Оптимальные сроки
Сроки для первой и второй операций были разными. Пять лет назад мне сделали кесарево на 40-й неделе, а в этот раз на 39-й. По протоколу. Второе кесарево делают раньше из-за рубца на матке, а 39-й недели ждут, чтобы ребеночек полностью созрел. Как сказала мой врач, дети, рожденные раньше, медленнее адаптируются к воздушной среде. А у меня еще был огромный живот, и малыш по предварительным подсчетам весил 4600.
Перед первым кесаревым меня положили в роддом за неделю до операции. Все семь дней нельзя было выйти на улицу и увидеться с близкими. Причем показаний к строгому постельному режиму не было. Неделя бессмысленного заточения вылилась в истеричные звонки мужу и подружкам. Утешать меня нужно было с утра до вечера, без перерыва на обед. А в качестве моральной компенсации за мои страдания я требовала провезти контрабандой торт «Киевский» и бутылку тархуна, но никто из близких так на это и не отважился.
Перед вторым кесаревым меня положили в роддом за два дня до операции. Отбыть двое суток в безвылазном режиме было проще, но пришлось пожалеть, что на дворе май. В строгом уставе отделения патологии, который меня заставила прочитать медсестра на посту, было написано, что только летом разрешаются прогулки и свидания под открытым небом. Я попробовала пару раз урезонить своего врача, но бюрократический барьер оказался слишком высок. На этом мои попытки к бегству закончились.
День икс
Настроиться на вторую операцию было сложнее. В голове пульсировали воспоминания о гематоме. Укол в позвоночник меня не пугал, это действительно почти не больно. А уже через 10 минут на свет появился мой второй сын.

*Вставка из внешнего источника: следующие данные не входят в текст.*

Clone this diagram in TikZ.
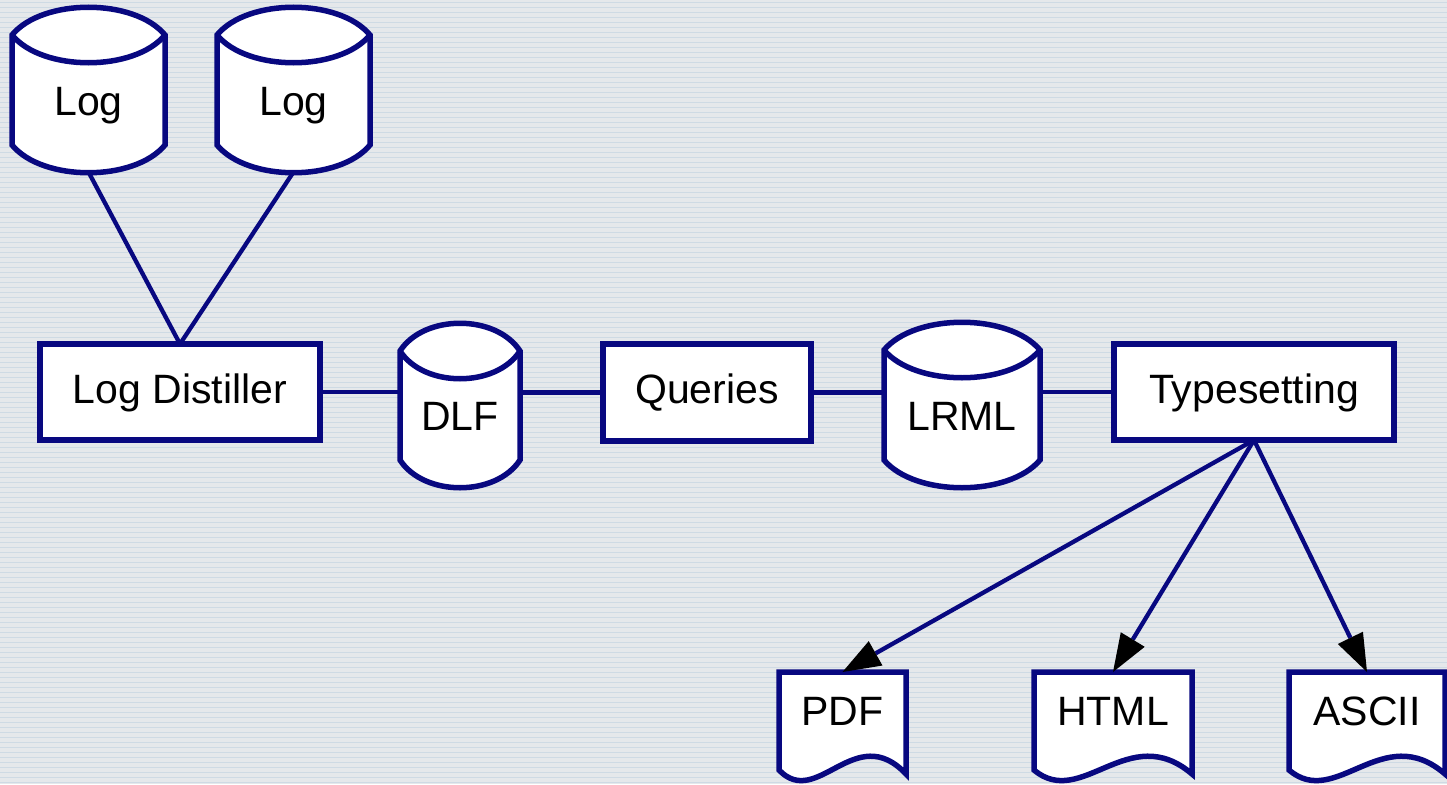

Помню, старшего мне принесли уже чистенького, мирно спящего, туго запеленатого в одеяльце. «Пирожок!» — почему-то пронеслось в моей голове. Я еще плохо осознавала, что это мой малыш, просто смотрела на него молча, пока медсестра не пристыдила: «Ну ты хоть поцелуй его, что ли!» Я быстро очнулась и как по команде чмокнула своего пирожка в мягкую пышную щечку. Обнять его не получилось, потому что обе руки были раскинуты в стороны и из каждой торчало по катетеру. К груди его прикладывать никто не собирался, поэтому первая наша встреча продлилась полминуты.
Младшего мне показали два раза. Сначала сразу после того, как его достали из живота. Его крохотное личико было сморщено, глазки закрыты, а ротик красноречиво, но пока еще скромно просил молочка. Я уже знала, что до моей груди он доберется не скоро: на меня надели монолитную накидку с тесемками за шеей. Утешала только одна мысль: в соседней с родблоком комнате нашего малыша ждал папа. Пока мне накладывали швы, они были вместе. А вот присутствовать при родах мужу не позволили.